#### PROBLEM DESCRIPTION
Omit any picture, and return the remaining data exactly as written.

#### DATA EXTRACT
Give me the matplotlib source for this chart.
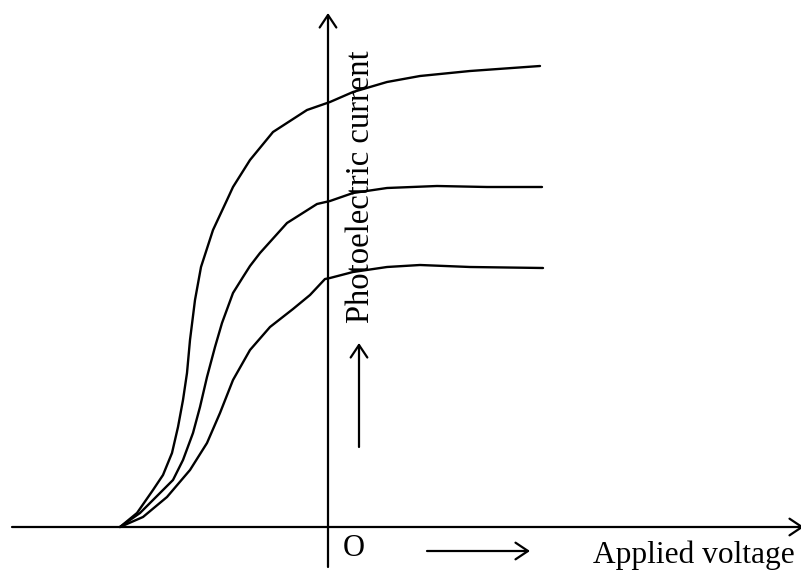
import matplotlib
matplotlib.use("Agg")
import matplotlib.pyplot as plt

# Schematic photoelectric curves (arbitrary units, origin at O)
# voltage read along x, current read along y

# top curve (highest intensity)
v_top = [-2.08, -1.91, -1.75, -1.65, -1.56, -1.50, -1.45, -1.41, -1.38, -1.33,
         -1.27, -1.15, -1.01, -0.95, -0.78, -0.55, -0.21, 0.02, 0.25, 0.59,
         0.92, 1.42, 2.12]
i_top = [0.0, 0.14, 0.37, 0.52, 0.74, 1.00, 1.27, 1.54, 1.87, 2.27,
         2.60, 2.97, 3.27, 3.40, 3.67, 3.95, 4.17, 4.25, 4.35, 4.45,
         4.51, 4.56, 4.61]

# middle curve
v_mid = [-2.08, -1.88, -1.68, -1.55, -1.45, -1.35, -1.28, -1.21, -1.13, -1.06,
         -0.95, -0.85, -0.78, -0.68, -0.41, -0.11, 0.02, 0.25, 0.59, 1.09,
         1.59, 2.14]
i_mid = [0.0, 0.14, 0.34, 0.47, 0.67, 0.94, 1.20, 1.50, 1.80, 2.04,
         2.34, 2.50, 2.61, 2.74, 3.04, 3.23, 3.26, 3.34, 3.39, 3.41,
         3.40, 3.40]

# bottom curve (lowest intensity)
v_low = [-2.08, -1.85, -1.61, -1.38, -1.21, -1.08, -0.95, -0.78, -0.58, -0.35,
         -0.18, -0.03, 0.02, 0.25, 0.59, 0.92, 1.42, 2.15]
i_low = [0.0, 0.10, 0.30, 0.57, 0.84, 1.14, 1.47, 1.77, 2.00, 2.18,
         2.32, 2.48, 2.49, 2.55, 2.60, 2.62, 2.60, 2.59]

x_label = "Applied voltage"
y_label = "Photoelectric current"
origin_label = "O"

fig = plt.figure(figsize=(8.01, 5.72), dpi=100)
ax = fig.add_axes([0, 0, 1, 1])
ax.set_xlim(-3.28, 4.73)
ax.set_ylim(-0.45, 5.27)
ax.axis("off")

for v, i in [(v_top, i_top), (v_mid, i_mid), (v_low, i_low)]:
    ax.plot(v, i, color="black", lw=1.7, solid_capstyle="round",
            solid_joinstyle="round")

arrow = dict(arrowstyle="->, head_length=0.45, head_width=0.3", lw=1.6,
             color="black", mutation_scale=20, shrinkA=0, shrinkB=0)

# axes with arrow heads (x arrow runs off the right edge like the original)
ax.annotate("", xy=(4.76, 0), xytext=(-3.16, 0), arrowprops=arrow,
            annotation_clip=False)
ax.annotate("", xy=(0, 5.14), xytext=(0, -0.40), arrowprops=arrow,
            annotation_clip=False)

# small direction arrows next to labels
ax.annotate("", xy=(2.02, -0.24), xytext=(0.99, -0.24), arrowprops=arrow)
ax.annotate("", xy=(0.31, 1.84), xytext=(0.31, 0.80), arrowprops=arrow)

font = dict(family="Liberation Serif", color="black")
ax.text(0.15, -0.29, origin_label, ha="left", va="baseline", size=22, **font)
ax.text(2.65, -0.36, x_label, ha="left", va="baseline", size=22.6, **font)
ax.text(0.41, 2.04, y_label, ha="left", va="baseline", rotation=90,
        rotation_mode="anchor", size=23.5, **font)

fig.savefig("out.png", dpi=100)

#### FINAL RESULT
Give me the matplotlib source for this chart.
import matplotlib
matplotlib.use("Agg")
import matplotlib.pyplot as plt

# Schematic photoelectric curves (arbitrary units, origin at O)
# voltage read along x, current read along y

# top curve (highest intensity)
v_top = [-2.08, -1.91, -1.75, -1.65, -1.56, -1.50, -1.45, -1.41, -1.38, -1.33,
         -1.27, -1.15, -1.01, -0.95, -0.78, -0.55, -0.21, 0.02, 0.25, 0.59,
         0.92, 1.42, 2.12]
i_top = [0.0, 0.14, 0.37, 0.52, 0.74, 1.00, 1.27, 1.54, 1.87, 2.27,
         2.60, 2.97, 3.27, 3.40, 3.67, 3.95, 4.17, 4.25, 4.35, 4.45,
         4.51, 4.56, 4.61]

# middle curve
v_mid = [-2.08, -1.88, -1.68, -1.55, -1.45, -1.35, -1.28, -1.21, -1.13, -1.06,
         -0.95, -0.85, -0.78, -0.68, -0.41, -0.11, 0.02, 0.25, 0.59, 1.09,
         1.59, 2.14]
i_mid = [0.0, 0.14, 0.34, 0.47, 0.67, 0.94, 1.20, 1.50, 1.80, 2.04,
         2.34, 2.50, 2.61, 2.74, 3.04, 3.23, 3.26, 3.34, 3.39, 3.41,
         3.40, 3.40]

# bottom curve (lowest intensity)
v_low = [-2.08, -1.85, -1.61, -1.38, -1.21, -1.08, -0.95, -0.78, -0.58, -0.35,
         -0.18, -0.03, 0.02, 0.25, 0.59, 0.92, 1.42, 2.15]
i_low = [0.0, 0.10, 0.30, 0.57, 0.84, 1.14, 1.47, 1.77, 2.00, 2.18,
         2.32, 2.48, 2.49, 2.55, 2.60, 2.62, 2.60, 2.59]

x_label = "Applied voltage"
y_label = "Photoelectric current"
origin_label = "O"

fig = plt.figure(figsize=(8.01, 5.72), dpi=100)
ax = fig.add_axes([0, 0, 1, 1])
ax.set_xlim(-3.28, 4.73)
ax.set_ylim(-0.45, 5.27)
ax.axis("off")

for v, i in [(v_top, i_top), (v_mid, i_mid), (v_low, i_low)]:
    ax.plot(v, i, color="black", lw=1.7, solid_capstyle="round",
            solid_joinstyle="round")

arrow = dict(arrowstyle="->, head_length=0.45, head_width=0.3", lw=1.6,
             color="black", mutation_scale=20, shrinkA=0, shrinkB=0)

# axes with arrow heads (x arrow runs off the right edge like the original)
ax.annotate("", xy=(4.76, 0), xytext=(-3.16, 0), arrowprops=arrow,
            annotation_clip=False)
ax.annotate("", xy=(0, 5.14), xytext=(0, -0.40), arrowprops=arrow,
            annotation_clip=False)

# small direction arrows next to labels
ax.annotate("", xy=(2.02, -0.24), xytext=(0.99, -0.24), arrowprops=arrow)
ax.annotate("", xy=(0.31, 1.84), xytext=(0.31, 0.80), arrowprops=arrow)

font = dict(family="Liberation Serif", color="black")
ax.text(0.15, -0.29, origin_label, ha="left", va="baseline", size=22, **font)
ax.text(2.65, -0.36, x_label, ha="left", va="baseline", size=22.6, **font)
ax.text(0.41, 2.04, y_label, ha="left", va="baseline", rotation=90,
        rotation_mode="anchor", size=23.5, **font)

fig.savefig("out.png", dpi=100)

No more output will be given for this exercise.